Mandatory Tatar-Language Classes Scaled Back In Russia's Tatarstan

According to a new education plan, students in Tatarstan will have the option of dropping Tatar classes in the final two years of secondary school. (file photo)

KAZAN, Russia -- The president of Tatarstan says that Tatar-language classes will remain mandatory at schools in the region but will be scaled back.

Rustam Minnikhanov said on November 8 that instead of six hours per week, the Tatar language would be taught for two hours a week at schools in the region in central Russia

Minnikhanov added that the classes would be mandatory from Grade 1 to Grade 9. During the last two years of secondary school, students will be given an option to continue studying Tatar or drop it.

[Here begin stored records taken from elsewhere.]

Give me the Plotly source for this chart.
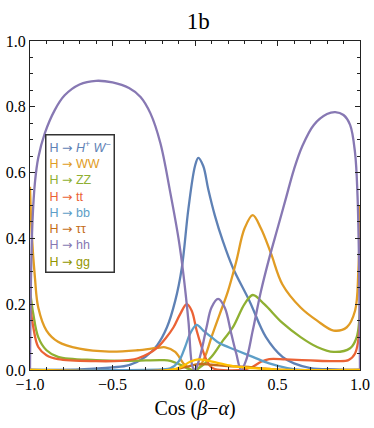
import plotly.graph_objects as go

# H -> H+ W-
hw_x = [-1.0, -0.7, -0.5, -0.4, -0.3, -0.23, -0.17, -0.12, -0.08, -0.04, 0.0, 0.02, 0.05, 0.08, 0.12,
        0.17, 0.23, 0.33, 0.43, 0.53, 0.6, 0.7, 0.85, 1.0]
hw_y = [0.0, 0.002, 0.008, 0.015, 0.04, 0.075, 0.13, 0.21, 0.31, 0.49, 0.62, 0.645, 0.62, 0.55, 0.47,
        0.39, 0.31, 0.21, 0.1, 0.04, 0.02, 0.006, 0.002, 0.0]

# H -> WW
ww_x = [-1.0, -0.99, -0.97, -0.95, -0.9, -0.83, -0.7, -0.52, -0.35, -0.23, -0.18, -0.12, -0.07, -0.02,
        0.02, 0.06, 0.1, 0.15, 0.2, 0.25, 0.3, 0.35, 0.4, 0.46, 0.53, 0.64, 0.74, 0.84, 0.92, 0.97, 0.99, 1.0]
ww_y = [0.557, 0.42, 0.28, 0.19, 0.12, 0.086, 0.065, 0.056, 0.06, 0.067, 0.069, 0.055, 0.02, 0.0,
        0.005, 0.04, 0.1, 0.17, 0.24, 0.33, 0.43, 0.471, 0.43, 0.355, 0.26, 0.19, 0.15, 0.12, 0.13, 0.18, 0.3, 0.5]

# H -> ZZ
zz_x = [-1.0, -0.98, -0.95, -0.9, -0.83, -0.6, -0.4, -0.2, -0.15, -0.08, -0.02, 0.02, 0.1, 0.17, 0.23,
        0.3, 0.35, 0.42, 0.53, 0.64, 0.74, 0.84, 0.94, 0.98, 1.0]
zz_y = [0.243, 0.17, 0.1, 0.06, 0.04, 0.03, 0.028, 0.03, 0.028, 0.014, 0.0, 0.005, 0.04, 0.09, 0.13,
        0.2, 0.228, 0.2, 0.143, 0.1, 0.07, 0.055, 0.066, 0.1, 0.2]

# H -> tt
tt_x = [-1.0, -0.98, -0.95, -0.9, -0.83, -0.6, -0.45, -0.35, -0.28, -0.23, -0.18, -0.13, -0.09, -0.05,
        -0.02, 0.01, 0.04, 0.07, 0.1, 0.15, 0.3, 0.35, 0.4, 0.45, 0.55, 0.7, 0.85, 0.93, 0.97, 1.0]
tt_y = [0.2, 0.13, 0.07, 0.045, 0.033, 0.027, 0.028, 0.035, 0.05, 0.067, 0.095, 0.13, 0.17, 0.2,
        0.18, 0.12, 0.07, 0.03, 0.008, 0.0, 0.002, 0.01, 0.025, 0.033, 0.032, 0.029, 0.027, 0.03, 0.05, 0.14]

# H -> bb
bb_x = [-1.0, -0.2, -0.15, -0.1, -0.06, -0.03, 0.01, 0.05, 0.1, 0.15, 0.25, 0.35, 0.45, 0.56, 0.65, 1.0]
bb_y = [0.0, 0.002, 0.005, 0.025, 0.07, 0.11, 0.137, 0.12, 0.1, 0.081, 0.06, 0.04, 0.02, 0.006, 0.0, 0.0]

# H -> tau tau
tau_x = [-1.0, -0.15, -0.05, 0.02, 0.1, 0.2, 0.3, 0.4, 0.5, 1.0]
tau_y = [0.0, 0.0, 0.01, 0.018, 0.016, 0.012, 0.01, 0.005, 0.001, 0.0]

# H -> hh
hh_x = [-1.0, -0.995, -0.985, -0.97, -0.95, -0.91, -0.85, -0.79, -0.7, -0.6, -0.5, -0.4, -0.33, -0.27,
        -0.21, -0.15, -0.1, -0.07, -0.04, -0.015, 0.0, 0.03, 0.07, 0.1, 0.14, 0.18, 0.22, 0.25, 0.28,
        0.31, 0.35, 0.4, 0.45, 0.5, 0.55, 0.6, 0.65, 0.72, 0.8, 0.85, 0.9, 0.94, 0.97, 0.985, 0.995, 1.0]
hh_y = [0.0, 0.25, 0.45, 0.57, 0.645, 0.72, 0.79, 0.835, 0.868, 0.879, 0.874, 0.857, 0.83, 0.78,
        0.69, 0.54, 0.4, 0.29, 0.15, 0.01, 0.0, 0.04, 0.13, 0.19, 0.216, 0.19, 0.11, 0.05, 0.0,
        0.03, 0.12, 0.24, 0.34, 0.43, 0.52, 0.61, 0.68, 0.745, 0.778, 0.784, 0.775, 0.745, 0.66, 0.53, 0.3, 0.0]

# H -> gg
gg_x = [-1.0, -0.15, -0.08, -0.03, 0.02, 0.08, 0.15, 0.25, 0.35, 0.45, 0.55, 1.0]
gg_y = [0.0, 0.0, 0.01, 0.025, 0.032, 0.028, 0.02, 0.01, 0.006, 0.003, 0.0, 0.0]

arrow = '<span style="font-family:DejaVu Sans">→</span>'
labels = ['H {} <i>H</i><sup>+</sup> <i>W</i><sup>−</sup>'.format(arrow)] + \
         ['H {} {}'.format(arrow, s) for s in ['WW', 'ZZ', 'tt', 'bb', 'ττ', 'hh', 'gg']]
colors = ['#5E81B5', '#E19C24', '#8FB032', '#EB6235', '#5D9EC7', '#C56E1A', '#8778B3', '#929600']
line_colors = colors[:7] + ['#FFBF00']

series = [(hw_x, hw_y), (ww_x, ww_y), (zz_x, zz_y), (tt_x, tt_y),
          (bb_x, bb_y), (tau_x, tau_y), (hh_x, hh_y), (gg_x, gg_y)]

fig = go.Figure()
for (xs, ys), c in zip(series, line_colors):
    fig.add_trace(go.Scatter(x=xs, y=ys, mode='lines', line=dict(color=c, width=2.3, shape='spline', smoothing=1.0),
                             showlegend=False, hoverinfo='skip'))

legend_text = '<br>'.join('<span style="color:{}">{}</span>'.format(c, l) for c, l in zip(colors, labels))

ax_common = dict(showline=True, linecolor='#222', linewidth=1, mirror='allticks', ticks='inside',
                 tickcolor='#222', ticklen=5, showgrid=False, zeroline=False, automargin=False,
                 tickfont=dict(family='Liberation Serif', size=16, color='black'))

fig.update_layout(
    width=374, height=428,
    margin=dict(l=30, r=14, t=41, b=58),
    plot_bgcolor='white', paper_bgcolor='white',
    title=dict(text='1b', x=0.53, xanchor='center', y=0.95, yanchor='middle',
               font=dict(family='Liberation Serif', size=23, color='black')),
    xaxis=dict(range=[-1, 1], tickvals=[-1, -0.5, 0, 0.5, 1],
               ticktext=['−1.0', '−0.5', '0.0', '0.5', '1.0'],
               minor=dict(dtick=0.1, ticks='inside', ticklen=3, tickcolor='#222'),
               title=dict(text='Cos (<i>β</i>−<i>α</i>)', standoff=8,
                          font=dict(family='Liberation Serif', size=20, color='black')),
               **ax_common),
    yaxis=dict(range=[0, 1], tickvals=[0, 0.2, 0.4, 0.6, 0.8, 1.0],
               ticktext=['0.0', '0.2', '0.4', '0.6', '0.8', '1.0'],
               minor=dict(dtick=0.05, ticks='inside', ticklen=3, tickcolor='#222'),
               **ax_common),
    annotations=[dict(text=legend_text, xref='x', yref='y', x=-0.91, y=0.716, xanchor='left', yanchor='top',
                      showarrow=False, align='left', bgcolor='white', bordercolor='#333', borderwidth=1.5,
                      borderpad=3, font=dict(family='Liberation Sans', size=12.5))],
)

fig.write_html("out.html", config={'displayModeBar': False},
               post_script="document.body.style.margin='0';")
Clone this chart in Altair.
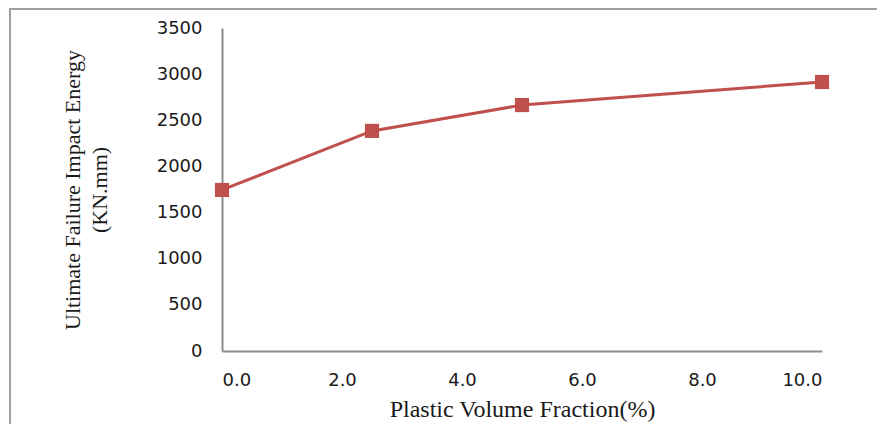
import altair as alt
import pandas as pd

fraction = [0.0, 2.5, 5.0, 10.0]
energy = [1745, 2385, 2665, 2915]

df = pd.DataFrame({"fraction": fraction, "energy": energy})

RED = "#C0504D"

x_enc = alt.X(
    "fraction:Q",
    scale=alt.Scale(domain=[0, 10], nice=False, zero=False),
    axis=alt.Axis(
        values=[0, 2, 4, 6, 8, 10],
        format=".1f",
        title="Plastic Volume Fraction(%)",
        grid=False,
        ticks=False,
        labelPadding=20,
        titlePadding=8,
        titleFontSize=24,
    ),
)
y_enc = alt.Y(
    "energy:Q",
    scale=alt.Scale(domain=[0, 3500], nice=False),
    axis=alt.Axis(
        values=[0, 500, 1000, 1500, 2000, 2500, 3000, 3500],
        format="d",
        title=["Ultimate Failure Impact Energy", "(KN.mm)"],
        grid=False,
        ticks=False,
        labelPadding=20,
        titlePadding=45,
        titleLineHeight=27,
        titleFontSize=22,
    ),
)

line = alt.Chart(df).mark_line(color=RED, strokeWidth=3).encode(x=x_enc, y=y_enc)
pts = alt.Chart(df).mark_point(
    shape="square", filled=True, size=200, color=RED, opacity=1
).encode(x="fraction:Q", y="energy:Q")

frame = alt.Chart(pd.DataFrame({"a": [0]})).mark_rect(
    fillOpacity=0, stroke="#A0A0A0", strokeWidth=2
).encode(
    x=alt.value(-212), x2=alt.value(660), y=alt.value(-19), y2=alt.value(420)
)

chart = alt.layer(frame, line, pts).properties(
    width=600,
    height=323,
    background="white",
    autosize=alt.AutoSizeParams(type="none"),
    padding={"left": 214, "top": 20, "right": 55, "bottom": 73},
).configure_view(stroke=None).configure_axis(
    domainColor="#8C8C8C",
    domainWidth=2,
    labelFont="DejaVu Sans",
    labelFontSize=18,
    labelColor="#1a1a1a",
    titleFont="Liberation Serif",
    titleFontWeight="normal",
    titleColor="#1a1a1a",
)

chart.save("out.html", embed_options={"renderer": "svg", "actions": False})
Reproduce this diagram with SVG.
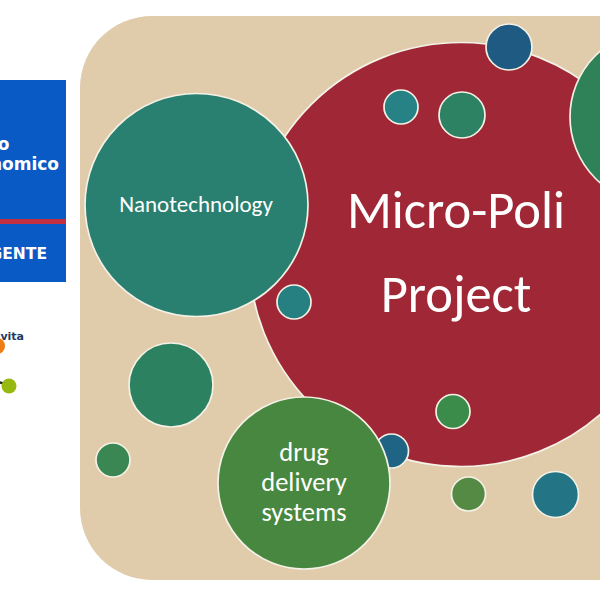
<svg xmlns="http://www.w3.org/2000/svg" width="600" height="600" viewBox="0 0 600 600">
<style>
.c{stroke:#f4f1e6;stroke-width:1.700}
.t{fill:#fff;font-family:Carlito,Lato,"Open Sans",sans-serif;text-anchor:middle}
.b{fill:#fff;font-family:"DejaVu Sans",sans-serif;font-weight:700;font-size:17px;text-anchor:end}
</style>
<rect width="600" height="600" fill="#fff"/>
<g id="sidebar">
<rect x="-10" y="80" width="76" height="202" fill="#0a5ac6"/>
<rect x="-10" y="219" width="76" height="5" fill="#c2303f"/>
<text class="b" x="9.500" y="150">o</text>
<text class="b" x="59" y="170">nomico</text>
<text class="b" x="47" y="259" style="font-size:15.500px">GENTE</text>
<text x="24" y="340" font-family="'DejaVu Sans',sans-serif" font-weight="700" font-size="11" fill="#1f3864" text-anchor="end">vita</text>
<line x1="-5" y1="381" x2="9" y2="385" stroke="#222" stroke-width="2.500"/>
<circle cx="-3" cy="346" r="8" fill="#ed7d14"/>
<circle cx="9" cy="386" r="7.500" fill="#97b90f"/>
</g>
<rect id="panel" x="80" y="16" width="600" height="564" rx="72" fill="#e0cbab"/>
<g id="connectors"></g>
<g id="node-micro-poli">
<circle class="c" cx="461" cy="254.500" r="212" fill="#a02735"/>
<text class="t" x="456" y="228" font-size="52.500">Micro-Poli</text>
<text class="t" x="456" y="312" font-size="52.500">Project</text>
</g>
<g id="node-n1"><circle class="c" cx="509" cy="47" r="23" fill="#1e5a82"/></g>
<g id="node-n2"><circle class="c" cx="401" cy="107" r="17" fill="#268284"/></g>
<g id="node-n3"><circle class="c" cx="462" cy="115" r="23" fill="#2d8263"/></g>
<g id="node-n4"><circle class="c" cx="657" cy="117" r="87" fill="#2f8257"/></g>
<g id="node-nanotechnology">
<circle class="c" cx="196.500" cy="205" r="111.500" fill="#2a8070"/>
<text class="t" x="196" y="212" font-size="23">Nanotechnology</text>
</g>
<g id="node-n5"><circle class="c" cx="294" cy="302" r="17" fill="#267f80"/></g>
<g id="node-n6"><circle class="c" cx="171" cy="385" r="42" fill="#2c8161"/></g>
<g id="node-n7"><circle class="c" cx="113" cy="460" r="17" fill="#3a8754"/></g>
<g id="node-n8"><circle class="c" cx="453" cy="411.500" r="17" fill="#3b8b4b"/></g>
<g id="node-n9"><circle class="c" cx="391.500" cy="451" r="17" fill="#1f6485"/></g>
<g id="node-drug-delivery">
<circle class="c" cx="304" cy="483" r="86" fill="#48873f"/>
<text class="t" x="304" y="461" font-size="26.500">drug</text>
<text class="t" x="304" y="491" font-size="26.500">delivery</text>
<text class="t" x="304" y="521" font-size="26.500">systems</text>
</g>
<g id="node-n10"><circle class="c" cx="468.500" cy="494" r="17" fill="#558a45"/></g>
<g id="node-n11"><circle class="c" cx="555.500" cy="494.500" r="23" fill="#237585"/></g>
</svg>
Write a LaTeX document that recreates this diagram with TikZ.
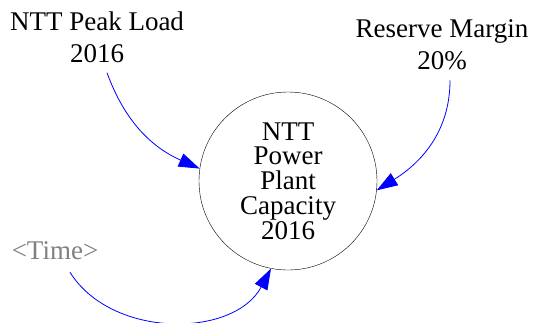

According to Minnikhanov, the federal authorities in Moscow have agreed with the plan.

Controversy over mandatory Tatar language classes flared after Russian President Vladimir Putin said in July that people must not be forced to learn a language "that is not their mother tongue" and ordered prosecutors to determine whether that was happening.

Putin's statement and order were followed by calls from Russian-speaking parents for schools in so-called "ethnic" regions -- where indigenous, non-Russian ethnic groups are well represented -- to abandon mandatory studies of languages other than Russian.

That sparked protests in Tatarstan and in neighboring Bashkortostan and Chuvashia, where local languages are officially state languages along with Russian.